Anfangs verteidigt Albertz das harte Durchgreifen der Polizei: "Wir lassen uns nicht länger von einer Minderheit terrorisieren. Was sich in den letzten 24 Stunden ereignete, hat mit dem Recht auf freie Meinungsäußerung nicht das geringste zu tun. Die Geduld der Berliner hat ein Ende. Sicherheit und Ordnung müssen in dieser Stadt gewährleistet bleiben."

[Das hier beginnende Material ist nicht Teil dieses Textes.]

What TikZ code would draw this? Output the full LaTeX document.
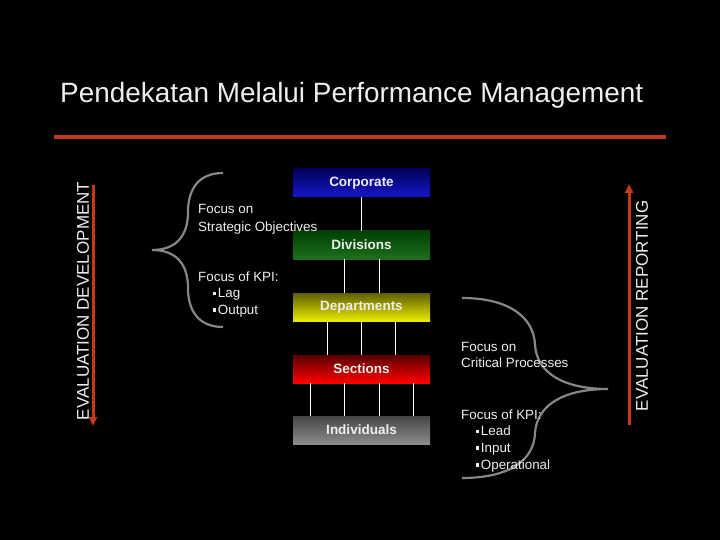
\documentclass[tikz,border=0pt]{standalone}
\usepackage{fontspec}
\setmainfont{Liberation Sans}
\usetikzlibrary{arrows.meta}
\definecolor{redline}{RGB}{192,58,28}
\definecolor{bracegray}{RGB}{135,135,135}
\definecolor{txt}{RGB}{238,238,238}
\tikzset{
  box/.style={minimum width=137pt, minimum height=28pt, inner sep=0pt, text=txt, font=\fontsize{13.5}{15}\selectfont\bfseries},
  lab/.style={anchor=base west, inner sep=0pt, text=txt, font=\fontsize{13.4}{15}\selectfont},
  side/.style={inner sep=0pt, text=txt, rotate=90, font=\fontsize{17}{19}\selectfont},
  conn/.style={draw=white, line width=1pt},
  brace/.style={draw=bracegray, line width=2.2pt},
  evarrow/.style={draw=redline, line width=3pt, -{Triangle[length=9pt,width=8pt]}}
}
\newcommand{\bul}{\raisebox{2.5pt}{\rule{3.2pt}{3.2pt}}\hspace{1.5pt}}
\begin{document}
\begin{tikzpicture}[x=1pt,y=-1pt]
\fill[black] (0,0) rectangle (720,540);
\useasboundingbox (0,0) rectangle (720,540);
% title
\node[anchor=base west, inner sep=0pt, text=txt, font=\fontsize{27.9}{30}\selectfont] (title) at (60,103) {Pendekatan Melalui Performance Management};
\fill[redline] (54,135.5) rectangle (666,139.5);
% side arrows
\coordinate (la1) at (93,185); \coordinate (la2) at (93,426);
\draw[evarrow] (la1) -- (la2);
\coordinate (ra1) at (629,425); \coordinate (ra2) at (629,184);
\draw[evarrow] (ra1) -- (ra2);
\node[side] (evdev) at (83,301) {EVALUATION DEVELOPMENT};
\node[side] (evrep) at (642,306) {EVALUATION REPORTING};
% boxes
\node[box, top color=blue!35!black, bottom color={rgb,255:red,22;green,22;blue,205}] (corp) at (361.5,183) {Corporate};
\node[box, top color=green!25!black, bottom color={rgb,255:red,28;green,112;blue,28}] (div) at (361.5,245) {Divisions};
\node[box, top color={rgb,255:red,95;green,95;blue,0}, bottom color={rgb,255:red,235;green,235;blue,0}] (dep) at (361.5,307) {Departments};
\node[box, top color={rgb,255:red,90;green,0;blue,0}, bottom color={rgb,255:red,255;green,0;blue,0}] (sec) at (361.5,369) {Sections};
\node[box, top color={rgb,255:red,70;green,70;blue,70}, bottom color={rgb,255:red,140;green,140;blue,140}] (ind) at (361.5,430) {Individuals};
% connectors
\draw[conn] (corp.south) -- (div.north);
\foreach \dx in {-17.5,17.5} \draw[conn] ([xshift=\dx]div.south) -- ([xshift=\dx]dep.north);
\foreach \dx in {-34,0,34} \draw[conn] ([xshift=\dx]dep.south) -- ([xshift=\dx]sec.north);
\foreach \dx in {-51.5,-17.5,17.5,51.5} \draw[conn] ([xshift=\dx]sec.south) -- ([xshift=\dx]ind.north);
% left brace
\draw[brace] (223,173) .. controls (198,173) and (188,190) .. (188,212)
  .. controls (188,236) and (176,250) .. (152,250)
  .. controls (176,250) and (188,264) .. (188,288)
  .. controls (188,310) and (198,327) .. (223,327);
% right brace
\draw[brace] (462,298) .. controls (510,298) and (534,318) .. (535,345)
  .. controls (537,374) and (565,389) .. (608,389)
  .. controls (565,389) and (537,404) .. (535,433)
  .. controls (534,460) and (510,478) .. (462,478);
% left labels
\node[lab] (l1) at (198,214) {Focus on};
\node[lab] (l2) at (198,231) {Strategic Objectives};
\node[lab] (l3) at (198,281) {Focus of KPI:};
\node[lab] (l4) at (213,297.5) {\bul Lag};
\node[lab] (l5) at (213,314) {\bul Output};
% right labels
\node[lab] (r1) at (461,351) {Focus on};
\node[lab] (r2) at (461,367.5) {Critical Processes};
\node[lab] (r3) at (461,419) {Focus of KPI:};
\node[lab] (r4) at (476,435.5) {\bul Lead};
\node[lab] (r5) at (476,452) {\bul Input};
\node[lab] (r6) at (476,469) {\bul Operational};
\end{tikzpicture}
\end{document}
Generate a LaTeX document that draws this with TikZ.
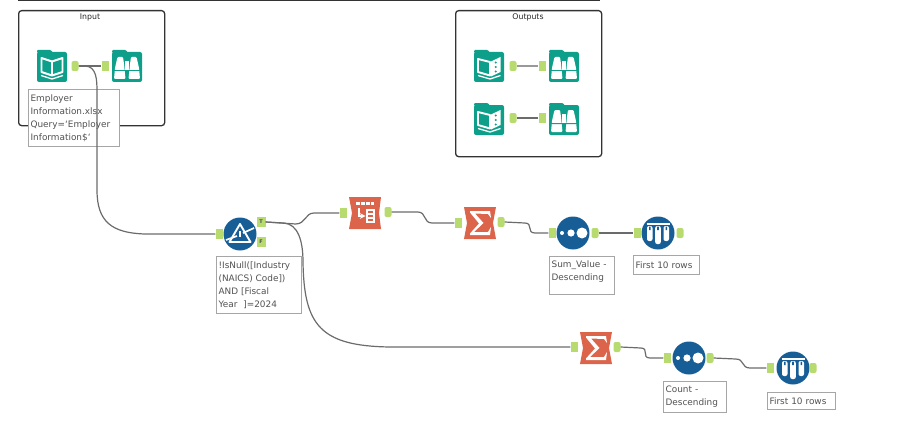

Doch bald beginnt Albertz umzudenken. Er fühlt sich mitverantwortlich für den Tod des jungen Mannes. Im Herbst 1967 tritt Heinrich Albertz von seinen politischen Ämtern zurück und arbeitet wieder als evangelischer Pfarrer. In den folgenden Jahren eckt er mit seinen kritischen Äußerungen zum Umgang mit radikalen Linken nicht nur bei alten Parteigenossen an. Er gibt der Gesellschaft eine Mitschuld am Terrorismus.

Erfüllung der Bedingungen

Als sich Pfarrer Albertz 1975 auf die Reise mit den Häftlingen begibt, weiß er zunächst nicht einmal, wohin es geht. Der Flug führt schließlich ins südjemenitische Aden. Es folgen lange und strapaziöse Verhandlungen, an deren Ende die Häftlinge Asyl erhalten. Am 4. März kehrt Heinrich Albertz nach Deutschland zurück und verliest eine Erklärung der Häftlinge: "Wir werden unsere Energie darein setzten, dass für sie auch bald so ein Tag so wunderschön wie heute anbrechen wird."

Das Zitat aus einem deutschen Schlager ist das Losungswort, das den Entführern von Peter Lorenz die Erfüllung ihrer Bedingungen bestätigt. Kurz darauf ist der CDU-Politiker frei.

Doch es dauert nur wenige Wochen bis deutsche Terroristen in Stockholm erneut Geiseln nehmen, um die Gründer der RAF Andreas Baader, Ulrike Meinhof und Gudrun Ensslin freizupressen. Bundeskanzler Helmut Schmidt hatte jedoch noch am Tag der Freilassung von Peter Lorenz klargestellt, dass sich die Regierung nicht noch einmal erpressen lassen würde. Bis heute hat diese Aussage von Helmut Schmidt Bestand.